Chinese music-streaming giant Tencent Music Entertainment (TME) has published its financial results for the third quarter of 2022.
They show that its revenues fell by 5.6% year-on-year to RMB 7.37bn ($1.04bn) in Q3, while its mobile monthly active users for online music declined by 7.7% to 587 million.
The good news for TME is that the number of people paying for its online music services continued to grow: up 19.8% to 85.3 million in Q3 2022.
Unlike western streaming services, this is not just a measure of monthly subscriptions: in China, people can also buy digital albums from services like TME’s QQ Music, Kugou and Kuwo.
The company said that its revenue from music subscriptions grew by 18.3% year-on-year to RMB 2.25bn ($316m), and thus accounted for just over 30.5% of its overall revenue.
TME suggested that the results reflected the success of its strategy to focus on growing its number of paying users, while cutting costs and finding ‘efficiencies’ elsewhere in its business to make the company more profitable.
On that front, TME reported an operating profit of RMB 1.26bn ($177m) in Q3, up from RMB 919m this time last year. Its net profit was RMB 1.09bn ($154m).
Online music – the three streaming services named above – is only one part of TME’s business. The other is ‘social entertainment’, which includes livestreaming and online karaoke, and this is where the biggest challenges are for the company.
While TME’s overall revenues were down 5.6% year-on-year, its revenues from online music actually rose by 18.8% to RMB 3.43bn ($482m).
What dragged the total down was the social entertainment business, where revenues fell by just under 20% to RMB 3.94bn ($553m). Its number of mobile monthly active users fell 24.4% to 155 million, but its number of paying users also fell – by 26% to 7.4 million.

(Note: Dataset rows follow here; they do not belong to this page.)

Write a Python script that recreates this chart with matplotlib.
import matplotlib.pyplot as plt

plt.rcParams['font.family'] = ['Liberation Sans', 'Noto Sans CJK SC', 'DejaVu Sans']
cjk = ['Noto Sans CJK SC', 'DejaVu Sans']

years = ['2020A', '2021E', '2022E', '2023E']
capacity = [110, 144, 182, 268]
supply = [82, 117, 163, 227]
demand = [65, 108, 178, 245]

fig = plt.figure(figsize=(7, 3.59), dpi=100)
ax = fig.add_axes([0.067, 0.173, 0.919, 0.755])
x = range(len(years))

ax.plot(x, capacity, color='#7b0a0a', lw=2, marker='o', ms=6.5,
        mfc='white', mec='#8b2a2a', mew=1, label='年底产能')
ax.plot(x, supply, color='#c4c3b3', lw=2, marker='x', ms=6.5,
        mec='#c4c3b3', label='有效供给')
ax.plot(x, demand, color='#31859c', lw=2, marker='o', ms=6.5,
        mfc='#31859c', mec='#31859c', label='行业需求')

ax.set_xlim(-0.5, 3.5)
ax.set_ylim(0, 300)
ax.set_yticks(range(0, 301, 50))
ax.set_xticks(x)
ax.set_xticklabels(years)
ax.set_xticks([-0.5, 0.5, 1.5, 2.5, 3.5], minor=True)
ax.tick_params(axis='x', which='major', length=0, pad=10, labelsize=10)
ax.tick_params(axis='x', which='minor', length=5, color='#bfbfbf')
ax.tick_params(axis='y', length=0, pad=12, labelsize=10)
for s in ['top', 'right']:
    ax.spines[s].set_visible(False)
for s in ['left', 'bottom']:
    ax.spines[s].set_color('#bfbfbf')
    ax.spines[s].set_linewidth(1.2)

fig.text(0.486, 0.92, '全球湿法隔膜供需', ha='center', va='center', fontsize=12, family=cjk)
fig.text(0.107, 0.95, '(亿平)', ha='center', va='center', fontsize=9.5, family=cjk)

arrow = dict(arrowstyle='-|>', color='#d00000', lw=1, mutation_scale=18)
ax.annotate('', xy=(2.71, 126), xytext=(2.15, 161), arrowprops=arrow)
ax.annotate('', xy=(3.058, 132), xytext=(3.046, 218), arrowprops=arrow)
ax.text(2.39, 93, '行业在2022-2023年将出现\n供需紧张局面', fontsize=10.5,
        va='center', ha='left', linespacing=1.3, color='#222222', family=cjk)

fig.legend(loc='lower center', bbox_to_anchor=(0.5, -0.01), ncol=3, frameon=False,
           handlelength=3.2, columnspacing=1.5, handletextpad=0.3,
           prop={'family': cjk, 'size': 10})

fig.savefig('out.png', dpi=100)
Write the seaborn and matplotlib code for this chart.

For a sense of how TME’s business is shifting, look back three years to its financial results for the third quarter of 2019.
Then, it had 12.2 million people paying for its social entertainment services, and 35.4 million paying for its online music services. The former has shrunk by 39.3% since then, while the latter has grown by 140.9%.
Another spin on that: three years ago, social entertainment services accounted for 71.6% of TME’s overall revenues. Now they’re down to 53.5%. In the near future, online music may well become the biggest part of TME’s business.
Some other notes of interest from the company’s latest financials include its investment in ‘Lingyin Engine’ – synthetic voice technology – which it has used to create its own “AI singer lineup” based on the voices of real stars.
“As of the end of the third quarter, we have launched over 1,000 songs with AI synthetic voices,” revealed TME in its financials announcement.
There were also an updated stat for its Tencent Musician platform, which lets independent artists upload their music directly to TME’s services. More than 350,000 of them are now doing that, up from 260,000 a year ago.
TME also hosted 32 online and offline concerts in Q3 through its TME Live initiative, including hosting a virtual concert in its TMELAND virtual world with Pepsi which attracted more than four million viewers.
Like its global equivalent Spotify, Tencent Music has endured a bumpy ride in terms of its share price since becoming a public company. Its market cap (valuation) peaked at $53.81bn in March 2021, but it closed yesterday at $7.54bn.
However, TME recently completed its secondary listing on the Hong Kong stock exchange, which executive chairman Cussion Pang said “demonstrates our commitment to protecting long-term value for shareholders”.